歌舞伎好きはいても、文楽好きって自分の日常の行動範囲には存在しないくらいレアなのだが、ルーテシア仲間にいたこと自体が奇跡。妹さんにチケット手配をお願いし、一緒に観劇。お席も毎回、義太夫&三味線の前で、迫力ある語りと音を堪能することが出来る。以前自分で手配したチケットで鑑賞した時はお人形しか見えないような席で、悪くはないけど非常に物足りなかった。なので、とてもありがたい。
文楽鑑賞で唯一残念なのは、通しではなかなか観られないことか。舞台の物語は唐突に始まることが多いので、その前には一体何があったのか、あらすじに目を通しておく必要がある。
1本目の「新版歌祭文」(野崎村の段)は、簡単に言うと三角関係のお話。
大店で丁稚奉公をしている久松(イケメン)。その大店のお嬢様、お染(美人。帰宅した彼を追っかけて来ちゃうほど情熱的)。久松と血の繋がりのない妹のお光(チャキチャキ系)。

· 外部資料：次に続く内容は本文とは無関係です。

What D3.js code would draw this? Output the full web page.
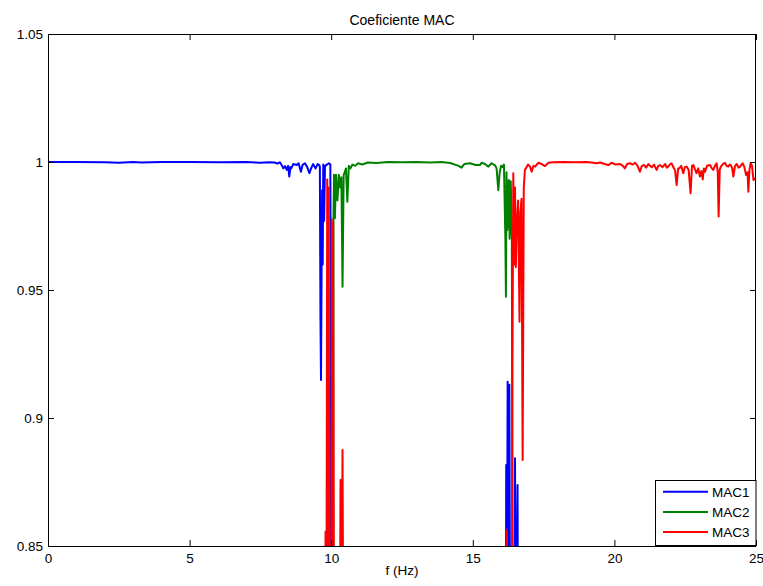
<!DOCTYPE html>
<html>
<head>
<meta charset="utf-8">
<script src="https://cdn.jsdelivr.net/npm/d3@7"></script>
<style>
  html, body { margin: 0; padding: 0; background: #fff; }
  svg { display: block; }
  text { font-family: "Liberation Sans", Arial, Helvetica, sans-serif; fill: #000; }
</style>
</head>
<body>
<svg id="chart" width="763" height="586"></svg>
<script>
// ---------------- data ----------------
const chartTitle = "Coeficiente MAC";
const xLabel = "f (Hz)";
const seriesNames = ["MAC1", "MAC2", "MAC3"];
const seriesColors = ["#0000ff", "#008000", "#ff0000"];
const xTicks = [0, 5, 10, 15, 20, 25];
const yTicks = [0.85, 0.9, 0.95, 1, 1.05];
const yTickLabels = ["0.85", "0.9", "0.95", "1", "1.05"];

// MAC1 (values below 0.85 fall outside the axes and are clipped)
const freqMAC1 = [0, 1.0, 2.0, 2.5, 3.0, 3.3, 4.0, 5.0, 6.0, 7.0,
  7.5, 7.8, 8.0, 8.1, 8.19, 8.25, 8.31, 8.37, 8.43, 8.48,
  8.52, 8.56, 8.59, 8.66, 8.78, 8.85, 8.93, 8.99, 9.07, 9.15,
  9.23, 9.29, 9.36, 9.45, 9.52, 9.58, 9.60, 9.62, 9.64, 9.66,
  9.68, 9.70, 9.72, 9.75, 9.78, 9.85, 9.92, 9.97, 9.99, 10.01,
  16.15, 16.18, 16.20, 16.23, 16.26, 16.29, 16.32, 16.46, 16.49, 16.52,
  16.58, 16.62, 25];
const valMAC1 = [1.0, 1.0, 0.9999, 0.9997, 1.0, 0.9998, 1.0, 1.0, 0.9999, 1.0,
  0.9997, 0.9999, 0.9998, 0.9994, 0.9999, 0.9988, 0.9975, 0.9984, 0.9969, 0.9985,
  0.9943, 0.9980, 0.9975, 0.9992, 0.9988, 0.9995, 0.9962, 0.9988, 0.9995, 0.9981,
  0.9956, 0.9975, 0.9992, 0.9975, 0.9992, 0.9988, 0.9980, 0.9400, 0.9148, 0.9566,
  0.9890, 0.9600, 0.9990, 0.9770, 0.9985, 0.9990, 0.9995, 0.9990, 0.9137, 0.70,
  0.70, 0.8816, 0.80, 0.9142, 0.82, 0.9130, 0.80, 0.80, 0.8843, 0.80,
  0.8738, 0.70, 0.70];

// MAC2
const freqMAC2 = [0, 9.90, 10.03, 10.05, 10.07, 10.08, 10.10, 10.13, 10.17, 10.22, 10.27,
  10.32, 10.36, 10.40, 10.44, 10.48, 10.52, 10.57, 10.62, 10.68, 10.75,
  10.85, 10.95, 11.1, 11.3, 11.6, 12.0, 12.5, 13.0, 13.5, 13.9,
  14.2, 14.5, 14.6, 14.7, 14.9, 15.1, 15.25, 15.31, 15.43, 15.55,
  15.66, 15.78, 15.84, 15.90, 15.95, 16.0, 16.05, 16.10, 16.15, 16.17,
  16.19, 16.22, 16.27, 16.30, 16.34, 16.38, 16.42, 25];
const valMAC2 = [0.70, 0.70, 0.80, 0.8953, 0.80, 0.9770, 0.9950, 0.9780, 0.9950, 0.9850, 0.9950,
  0.9900, 0.9940, 0.9513, 0.9950, 0.9960, 0.9975, 0.9845, 0.9985, 0.9975, 0.9990,
  0.9985, 0.9995, 0.9990, 0.9998, 0.9996, 1.0, 0.9999, 1.0, 0.9998, 1.0,
  0.9996, 0.9985, 0.9978, 0.9992, 0.9995, 0.9988, 0.9988, 0.9997, 0.9992, 0.9982,
  0.9995, 0.9988, 0.9975, 0.9890, 0.9960, 0.9985, 0.9980, 0.9990, 0.9700, 0.9474,
  0.9960, 0.9734, 0.9930, 0.9700, 0.9925, 0.9695, 0.70, 0.70];

// MAC3
const freqMAC3 = [0, 9.75, 9.80, 9.83, 9.86, 9.88, 9.91, 9.94, 10.01, 10.02, 10.05,
  10.07, 10.10, 10.30, 10.33, 10.36, 10.40, 10.43, 10.50, 16.15, 16.20,
  16.25, 16.38, 16.40, 16.43, 16.46, 16.49, 16.52, 16.55, 16.60, 16.65,
  16.68, 16.72, 16.76, 16.80, 16.84, 16.90, 16.95, 17.02, 17.08, 17.14,
  17.20, 17.31, 17.43, 17.55, 17.67, 17.84, 18.2, 18.6, 19.0, 19.26,
  19.37, 19.50, 19.65, 19.79, 19.90, 20.05, 20.20, 20.30, 20.37, 20.45,
  20.55, 20.65, 20.73, 20.82, 20.90, 20.97, 21.05, 21.12, 21.20, 21.26,
  21.32, 21.40, 21.49, 21.55, 21.61, 21.70, 21.79, 21.85, 21.90, 21.96,
  22.02, 22.08, 22.14, 22.20, 22.25, 22.29, 22.36, 22.43, 22.49, 22.55,
  22.62, 22.69, 22.74, 22.79, 22.85, 22.90, 22.96, 23.02, 23.07, 23.12,
  23.16, 23.20, 23.27, 23.38, 23.44, 23.49, 23.55, 23.61, 23.65, 23.68,
  23.72, 23.76, 23.83, 23.90, 23.96, 24.02, 24.07, 24.11, 24.16, 24.20,
  24.26, 24.32, 24.38, 24.44, 24.49, 24.53, 24.59, 24.65, 24.70, 24.73,
  24.77, 24.81, 24.86, 24.91, 24.96, 25.00];
const valMAC3 = [0.70, 0.70, 0.8556, 0.80, 0.9932, 0.82, 0.9900, 0.80, 0.80, 0.9776, 0.82,
  0.9760, 0.80, 0.80, 0.8758, 0.80, 0.8875, 0.80, 0.70, 0.70, 0.8562,
  0.80, 0.80, 0.9227, 0.9956, 0.9600, 0.9900, 0.9590, 0.9750, 0.9850, 0.9376,
  0.9800, 0.9856, 0.8836, 0.9900, 0.9969, 0.9980, 0.9990, 0.9982, 0.9962, 0.9985,
  0.9982, 0.9997, 0.9992, 0.9984, 0.9997, 0.9999, 1.0, 0.9999, 1.0, 0.9997,
  0.9995, 0.9998, 0.9992, 0.9988, 0.9997, 0.9990, 0.9992, 0.9985, 0.9975, 0.9992,
  0.9995, 0.9990, 0.9997, 0.9985, 0.9962, 0.9985, 0.9988, 0.9978, 0.9992, 0.9985,
  0.9979, 0.9990, 0.9969, 0.9985, 0.9988, 0.9980, 0.9992, 0.9978, 0.9982, 0.9990,
  0.9995, 0.9980, 0.9969, 0.9910, 0.9975, 0.9975, 0.9985, 0.9956, 0.9980, 0.9982,
  0.9970, 0.9878, 0.9985, 0.9988, 0.9970, 0.9956, 0.9975, 0.9943, 0.9965, 0.9932,
  0.9975, 0.9962, 0.9985, 0.9988, 0.9975, 0.9969, 0.9985, 0.9995, 0.9960, 0.9787,
  0.9970, 0.9982, 0.9992, 0.9997, 0.9985, 0.9982, 0.9990, 0.9988, 0.9975, 0.9943,
  0.9985, 0.9992, 0.9978, 0.9982, 0.9990, 0.9995, 0.9980, 0.9949, 0.9960, 0.9884,
  0.9970, 0.9995, 0.9985, 0.9930, 0.9935, 0.9930];

// ---------------- layout ----------------
const W = 763, H = 586;
const plot = { left: 48, right: 756, top: 34, bottom: 546 };
const fontSize = 13.5;
const titleSize = 14;
const tickLen = 6;

const svg = d3.select("#chart");
svg.append("rect").attr("width", W).attr("height", H).attr("fill", "#fff");

const x = d3.scaleLinear().domain([0, 25]).range([plot.left, plot.right]);
const y = d3.scaleLinear().domain([0.85, 1.05]).range([plot.bottom, plot.top]);

svg.append("defs").append("clipPath").attr("id", "plotClip")
  .append("rect")
  .attr("x", plot.left).attr("y", plot.top)
  .attr("width", plot.right - plot.left).attr("height", plot.bottom - plot.top);

// ---------------- series ----------------
const series = [
  { name: seriesNames[0], color: seriesColors[0], pts: d3.zip(freqMAC1, valMAC1) },
  { name: seriesNames[1], color: seriesColors[1], pts: d3.zip(freqMAC2, valMAC2) },
  { name: seriesNames[2], color: seriesColors[2], pts: d3.zip(freqMAC3, valMAC3) }
];

const line = d3.line().x(d => x(d[0])).y(d => y(d[1]));
const gLines = svg.append("g").attr("clip-path", "url(#plotClip)");
series.forEach(s => {
  gLines.append("path")
    .attr("d", line(s.pts))
    .attr("fill", "none")
    .attr("stroke", s.color)
    .attr("stroke-width", 2)
    .attr("stroke-linejoin", "round");
});

// ---------------- axes (MATLAB style box with inward ticks) ----------------
const axisStyle = g => {
  g.select(".domain").remove();
  g.selectAll("line").attr("stroke", "#000").attr("stroke-width", 1);
  g.selectAll("text").attr("font-size", fontSize).attr("font-family", "'Liberation Sans', Arial, sans-serif");
};

// bottom: labels + inward ticks
svg.append("g")
  .attr("transform", `translate(0,${plot.bottom})`)
  .call(d3.axisBottom(x).tickValues(xTicks).tickFormat(d3.format("d")).tickSizeInner(-tickLen).tickSizeOuter(0).tickPadding(7))
  .call(axisStyle);
// top: inward ticks only
svg.append("g")
  .attr("transform", `translate(0,${plot.top})`)
  .call(d3.axisTop(x).tickValues(xTicks).tickFormat("").tickSizeInner(-tickLen).tickSizeOuter(0))
  .call(axisStyle);
// left: labels + inward ticks
svg.append("g")
  .attr("transform", `translate(${plot.left},0)`)
  .call(d3.axisLeft(y).tickValues(yTicks).tickFormat((d, i) => yTickLabels[i]).tickSizeInner(-tickLen).tickSizeOuter(0).tickPadding(5))
  .call(axisStyle);
// right: inward ticks only
svg.append("g")
  .attr("transform", `translate(${plot.right},0)`)
  .call(d3.axisRight(y).tickValues(yTicks).tickFormat("").tickSizeInner(-tickLen).tickSizeOuter(0))
  .call(axisStyle);

// frame
svg.append("rect")
  .attr("x", plot.left + 0.5).attr("y", plot.top + 0.5)
  .attr("width", plot.right - plot.left - 1).attr("height", plot.bottom - plot.top)
  .attr("fill", "none").attr("stroke", "#000").attr("stroke-width", 1);

// ---------------- title & label ----------------
svg.append("text")
  .attr("x", (plot.left + plot.right) / 2).attr("y", 25)
  .attr("text-anchor", "middle").attr("font-size", titleSize)
  .text(chartTitle);

svg.append("text")
  .attr("x", (plot.left + plot.right) / 2).attr("y", 575)
  .attr("text-anchor", "middle").attr("font-size", fontSize)
  .text(xLabel);

// ---------------- legend ----------------
const lg = { x: 655.5, y: 480.5, w: 100.5, h: 65, rowY: [491.7, 512, 532], x1: 663, x2: 708, tx: 712 };
const gLeg = svg.append("g");
gLeg.append("rect")
  .attr("x", lg.x).attr("y", lg.y).attr("width", lg.w).attr("height", lg.h)
  .attr("fill", "#fff").attr("stroke", "#000").attr("stroke-width", 1);
series.forEach((s, i) => {
  gLeg.append("line")
    .attr("x1", lg.x1).attr("x2", lg.x2)
    .attr("y1", lg.rowY[i]).attr("y2", lg.rowY[i])
    .attr("stroke", s.color).attr("stroke-width", 2);
  gLeg.append("text")
    .attr("x", lg.tx).attr("y", lg.rowY[i]).attr("dy", "0.36em")
    .attr("font-size", fontSize)
    .text(s.name);
});
</script>
</body>
</html>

このイケメン久松くんを巡って女2人のバトルが垣間見られるのだが、久松の子を身ごもったお染は絶対に彼と別れられず、心中をほのめかす。逆に親が許嫁と決めたお光がいきなり尼になって身を引く、という段。
このお光ちゃん、「ああ!昔から大好きだった久松くんと夫婦になれるなんて!!」と夢見心地→祝言の日にお染登場→女バトル→2人を死なせたくないから私が尼になって身を引くわ・・・と、観ているこっちが唖然とするほどの態度の変わりよう。いいコだと思うが、同情するには唐突過ぎちゃって。
2本目の「傾城反魂香」(土佐将監閑居の段)は、絵師のお話!
皆さんも城(または時代劇)などで一度は見たことがあろう、金箔に松やら獅子やら描いてあるド派手な障壁画というスタイルを確立した狩野元信絡みのお話なのだけど、この段は土佐派の絵師のお話。この又平を操るのは文楽界きってのダンディ、桐竹勘十郎さま。又平は三枚目だが、勘十郎さま自体は今日もイケオジぶりが眩しい。ついつい人形遣いである勘十郎さまに目が行ってしまう。
自分より若い弟子が活躍し、師匠に土佐の名前を与えられているのを見て、又平は「師匠!僕も土佐の名字が欲しいよ!」と師匠にお願いするも、「お前実績ないだろ」と断られて。又平は元々吃音がひどいのもあって、ちょっと気の毒な立場。だが、最後には又平に様々なミラクルが起こり素敵なハッピーエンドが待っている。幸せな気持ちで見終わる物語だったが、是非通しで観てみたい作品。
またこの日は「竹本津駒太夫改め六代目竹本錣太夫襲名披露狂言」となっており、錣太夫さんの義太夫を堪能。こうやって未来永劫、この素晴らしいニッポンの伝統を受け継いで行って頂きたいと心から願った。にしても、三味線が2つになった時のあの興奮は一体なんなんだろう。「くるぞくるぞ〜」というワクワク感。ハーモニーになるからだろうか。
ちなみにハードルの高い伝統芸能には、落語もある。
江戸時代の知識がないとなかなか頭の中でイメージするのが難しいのだが、わかるととても楽しい。落語もいずれ生で楽しんでみたい。